Do you know anything at all about the economic structure of Nazi Germany? Because you are making it pretty apparent you don’t.

Other than actions specifically aimed at Jewish owners of department stores, the Nazi regime let the owners of the means of production continue unhindered, and in fact assisted them by destroying the union movement. Wages were supressed under facism. Profits sky-rocketed. Labor disruption was criminalized, while there was not a single attempt made to remove control from the hands of capitalists.

I don’t know where you get this nonsense from, but it is nonsense none the less.

Just a few more observations:

By the time fascism (and socialism, and capitalism, really) were becoming actual world views with some kind of support, the nation-state was still a pretty new concept itself, and the increasing “modern world” (fast transport, mass media, large - international - industry, ever more powerful weaponry etc) was in many ways undermining the stability of sovereign countries.

Fascism at some practical level was a system that tried to forge a cohesive and powerful nation-state by myth and violence whilst keeping - even accelerating - the “modern world” more or less for its own sake. If people get caught under the wheels, well, who cares? If you can strengthen “society” by singling out minorities (bonus points if they’ve got loot you can rob), go right ahead.

Of course, while mass media are great, if any paper or movie threatens the ones in power, they should go out and shoot them. It would be immoral not to.

I do know something about the Nazis, though they were again not the only Fascists (a “mistake” more than few people are eager to make). Do you know the details? The Nazis permitted unrestrained profit-seeking, yes. They also hammered employers who didn’t toe the line. They destroyed unionism, just as the Communisats did, in roder to make workers easier to control.

Moreover, they were very much Neo-Mercantilists. While Mussolini never totally got his program off the ground, his conquest of Ethiopia and failed attempt to control Greece would have guarranteed resources for the home country. Germany displayed this more aggressively. And neither group had much use for international trade.

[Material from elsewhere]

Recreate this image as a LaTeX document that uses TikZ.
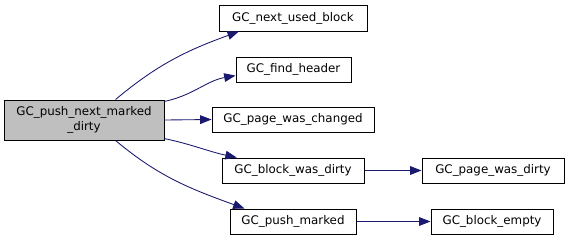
\documentclass[tikz,border=0pt]{standalone}
\usepackage{fontspec}
\setmainfont{DejaVu Sans}
\usetikzlibrary{arrows.meta}
\definecolor{edgeBlue}{RGB}{25,25,112}
\definecolor{rootGray}{RGB}{191,191,191}
\tikzset{
  box/.style={draw=black, line width=0.75pt, fill=white, align=center, inner sep=0pt, font=\fontsize{8.9}{11}\selectfont},
  mainbox/.style={box, fill=rootGray},
  flow/.style={-{Triangle[length=8.5pt,width=6.5pt]}, draw=edgeBlue, line width=0.65pt}
}
\begin{document}
\begin{tikzpicture}[x=0.75pt, y=-0.75pt]
  \useasboundingbox (0,0) rectangle (567,240);
  \node[mainbox, minimum width=120pt, minimum height=30pt] (push) at (84,120) {GC\_push\_next\_marked\\\_dirty};
  \node[box, minimum width=111pt, minimum height=19.5pt] (nextused) at (293,18) {GC\_next\_used\_block};
  \node[box, minimum width=86.25pt, minimum height=18.75pt] (findhdr) at (293.5,69.5) {GC\_find\_header};
  \node[box, minimum width=121.5pt, minimum height=18.75pt] (changed) at (293,119.5) {GC\_page\_was\_changed};
  \node[box, minimum width=106.5pt, minimum height=18.75pt] (blkdirty) at (293,170.5) {GC\_block\_was\_dirty};
  \node[box, minimum width=94.5pt, minimum height=18.75pt] (pushmk) at (293,221.5) {GC\_push\_marked};
  \node[box, minimum width=106.5pt, minimum height=18.75pt] (pgdirty) at (493,170.5) {GC\_page\_was\_dirty};
  \node[box, minimum width=91.5pt, minimum height=18.75pt] (blkempty) at (492,221.5) {GC\_block\_empty};
  \draw[flow] (push.33) to[out=40, in=200] (nextused.194);
  \draw[flow] (push.13) to[out=12, in=190] (findhdr.186);
  \draw[flow] (push.east) -- (changed.west);
  \draw[flow] (push.-13) to[out=-12, in=168] (blkdirty.167);
  \draw[flow] (push.-33) to[out=-40, in=160] (pushmk.165);
  \draw[flow] (blkdirty) -- (pgdirty);
  \draw[flow] (pushmk) -- (blkempty);
\end{tikzpicture}
\end{document}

Seriously? Yes, industry was left in private ownership. Hitler didn’t nationalize the factories. But the industrialists were mobilized in the same way as the rest of society. The factory owner might have owned his factory, but he was not in control of the factory any more than a common citizen was in control of his own life. The fascists gave the orders and the capitalists obeyed.

The notion that fascism was a triumph of the capitalists and controlled by the capitalists is almost as nonsensical as the argument that the fascists were a bunch of leftists.

The capitalists kept their positions, they kept their “ownership”, but that meant nothing. They had a better position than a proletarian, but they didn’t run things, they passed on orders. Yes, they had responsibility and priveleges, but they were in the position of a General in the army. The General is subject to military discipline just as much as any private, and frequently more.

I asked if you knew anything about the economic structure of Nazi Germany. And it is clear you don’t.

Employers hammered for not toeing the line? Who and how? Capitalists didn’t need to be forced because they loved what Hitler was doing.

I’m a little confused by what distinction you mean between the “middle class” and the “working class”. In the United States at least, “middle class” is virtually synonymous with the people who work for an employer for wages; the only thing below that is the “lower class” which corresponds apporximately to what Marx called the Lumpenproletariat, which my Encyclopedia Britannica defined as “marginal and unemployable workers of debased and irregular habits, and including paupers, beggars and thieves”. Are you using the term “middle class” to mean the petite bourgeoisie?

There’s just no evidence of this. That the economy became more controlled after the move to ‘total war’ isn’t enough - all countries in the war (and often to a greater extent and earlier than Nazi Germany) placed controls on industry.

There’s no real evidence of capitalist opposition to Hitler after the take over. What opposition there was class or religious based.

Because capitalists do not, despite the ferevered dreams of your imagination, form a unified bloc, hold significant political power, or even hold much in the way of common interests. Furthermore, noone could act against Hitler after the take-over, as he effectively kneecapped all existing opposition, much less . Industries which didn’t support the Nazis, however, were quickly made to toe the line. This is almost exactly the Progressive vision for an industrial army, wherein all workers are placed into huge combines which serve the government line - and precisely the corporatist idea popular with the 1920’s Left in Europe.

For Fascists, unlike Communists, capital was a beast of burden to be enslaved for the economy, and not slaughtered for temporary chow.

My position is that attempting to fit fascism into the modern political-economic left-right spectrum is an exercise in pounding a square peg into a round hole. Although they share some aspects with many other political movements, they simply do not fit anywhere in the modern conception of politics, even as an ‘extreme form’, as none so far as I’m aware truly depricate reason itself in favour of romantic passion and will.

Just because you say this, doesn’t make it true. You can say it till you are blue in the face (or even black in the shirt) but it will still be just as false then as it was at the start.

Actually, Nazi Germany was somewhat ambivalent and divided in its economic policies.

Sorry, didn’t see this drivel before. The army could have easily dealt with Hitler. It chose not to because it was getting shiny toys to play with. Indeed, it is only once the defeats started that the army showed any interest in getting rid of Hitler, well after the true barbarism of the Nazis was evident to all (not just the filthy lefties who were pointing it out when good, upstanding, Christian conservatives were more than happy to sit down with Hitler as a bulwark against communism).

:confused: They do in America, and have since the Gilded Age.

If not longer . . .

Thus the foolishness of attempting to classify them based on a spectrum used to analyse various economic-political theories. At various times Hitler either embraced or repudiated them at will (and it is the “at will” part that is significant).